Center for American Progress

Bank Tax Reporting Is a Critical Component of Biden’s Build Back Better Agenda

Bank Tax Reporting Is a Critical Component of Biden’s Build Back Better Agenda

Requiring more information from financial institutions will help catch and deter tax cheats while reducing audits of honest taxpayers.

A sign outside the Internal Revenue Service (IRS) Building, January 1997. (Getty/James Leynse)
A sign outside the Internal Revenue Service (IRS) Building, January 1997. (Getty/James Leynse)

$163 billion

Amount of unpaid taxes the richest 1 percent are responsible for each year

The United States will lose an estimated $7 trillion over the next decade from people and corporations not paying the taxes they owe. That is twice the $3.5 trillion of investments that Congress is now considering in the budget reconciliation bill.

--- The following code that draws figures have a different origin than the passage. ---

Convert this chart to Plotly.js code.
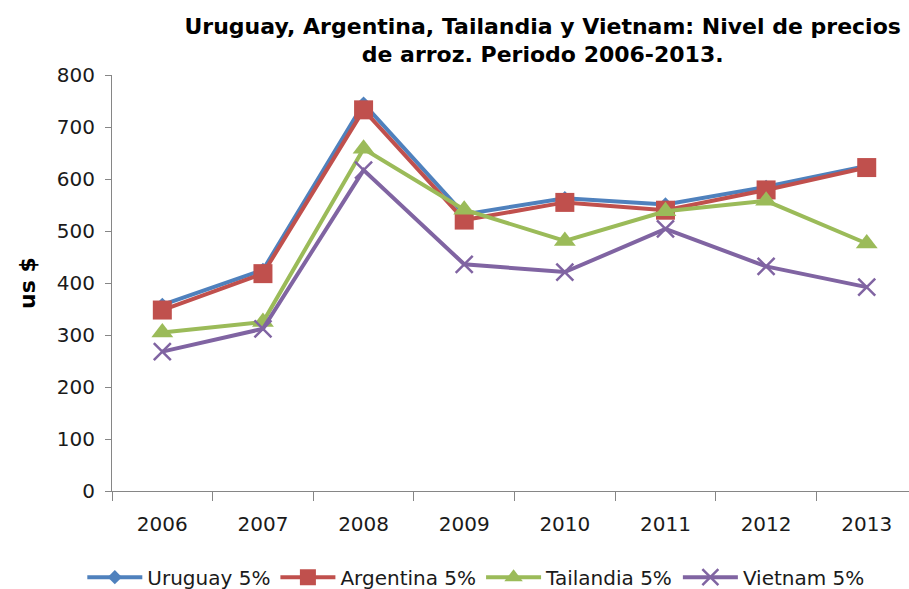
<!DOCTYPE html>
<html>
<head>
<meta charset="utf-8">
<script src="https://cdn.plot.ly/plotly-3.0.1.min.js"></script>
<style>html,body{margin:0;padding:0;background:#fff;}#chart{width:909px;height:589px;}</style>
</head>
<body>
<div id="chart"></div>
<script>
const years = ["2006","2007","2008","2009","2010","2011","2012","2013"];
const uruguay   = [358, 425, 745, 532, 563, 551, 585, 625];
const argentina = [348, 418, 733, 521, 555, 540, 579, 622];
const tailandia = [305, 325, 658, 541, 481, 538, 558, 476];
const vietnam   = [268, 312, 617, 436, 421, 504, 432, 392];
const seriesNames = ["Uruguay 5%", "Argentina 5%", "Tailandia 5%", "Vietnam 5%"];

const colors = ["#4F81BD", "#C0504D", "#9BBB59", "#8064A2"];
const symbols = ["diamond", "square", "triangle-up", "x-thin"];
const sizes = [11, 19, 19, 17];
const data = [uruguay, argentina, tailandia, vietnam].map((vals, i) => ({
  type: "scatter",
  mode: "lines+markers",
  x: years,
  y: vals,
  name: seriesNames[i],
  line: {color: colors[i], width: 4},
  marker: {symbol: symbols[i], size: sizes[i], color: colors[i],
           line: {color: colors[i], width: i === 3 ? 2.5 : 0}}
}));

const FONT = "DejaVu Sans, sans-serif";
const layout = {
  width: 909, height: 589,
  margin: {l: 111.6, r: 0, t: 74.7, b: 98.3},
  paper_bgcolor: "#fff", plot_bgcolor: "#fff",
  font: {family: FONT, color: "#1a1a1a"},
  title: {
    text: "<b>Uruguay, Argentina, Tailandia y Vietnam: Nivel de precios<br>de arroz. Periodo 2006-2013.</b>",
    font: {family: FONT, size: 22, color: "#000"},
    xref: "container", x: 0.597, xanchor: "center",
    yref: "container", y: 0.943, yanchor: "top"
  },
  xaxis: {
    type: "category",
    range: [-0.5, 7.42],
    showgrid: false, zeroline: false,
    showline: true, linecolor: "#868686", linewidth: 1,
    ticks: "outside", ticklen: 9, tickcolor: "#868686", tickson: "boundaries",
    tickfont: {size: 20, color: "#1a1a1a"},
    ticklabelstandoff: 15,
    fixedrange: true
  },
  yaxis: {
    range: [0, 800], dtick: 100,
    showgrid: false, zeroline: false,
    showline: true, linecolor: "#868686", linewidth: 1,
    ticks: "outside", ticklen: 6, tickcolor: "#868686",
    tickfont: {size: 20, color: "#1a1a1a"},
    ticklabelstandoff: 6,
    title: {text: "<b>us $</b>", font: {size: 22, color: "#000"}, standoff: 15}
  },
  legend: {
    orientation: "h",
    xref: "container", x: 0.524, xanchor: "center",
    yref: "container", y: 0.02, yanchor: "middle",
    font: {size: 20, color: "#1a1a1a"},
    itemwidth: 55, tracegroupgap: 0
  },
  showlegend: true
};

Plotly.newPlot("chart", data, layout, {displayModeBar: false, staticPlot: true});
</script>
</body>
</html>
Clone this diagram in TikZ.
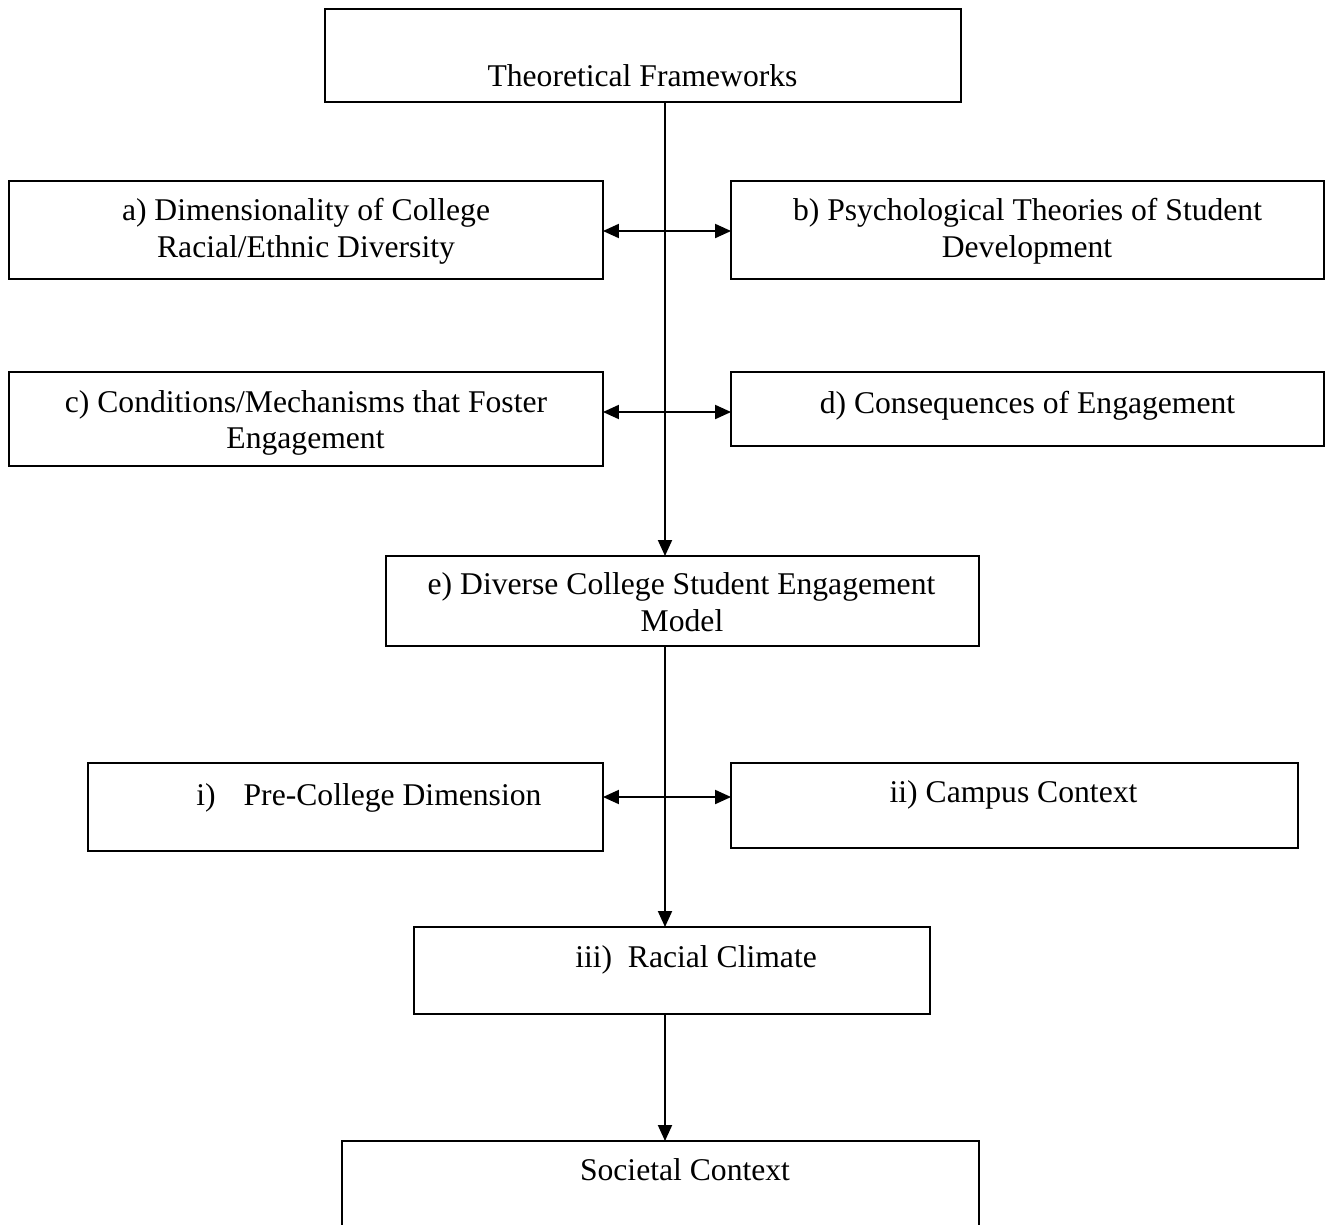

The richest 1 percent of taxpayers alone are responsible for an estimated $163 billion in unpaid taxes each year. Yet, due to Internal Revenue Service (IRS) budget cuts, the IRS has lost thousands of experienced enforcement personnel capable of thoroughly examining complex tax returns. Audit rates of high-income Americans and the largest corporations have plummeted, draining revenue and resulting in an increased share of examinations focused on recipients of the earned income tax credit (EITC), who are much more inexpensive for the IRS to audit. The status quo benefits wealthy tax cheats to the detriment of ordinary Americans. It also reinforces economic inequality, including the stark income and wealth inequities by race.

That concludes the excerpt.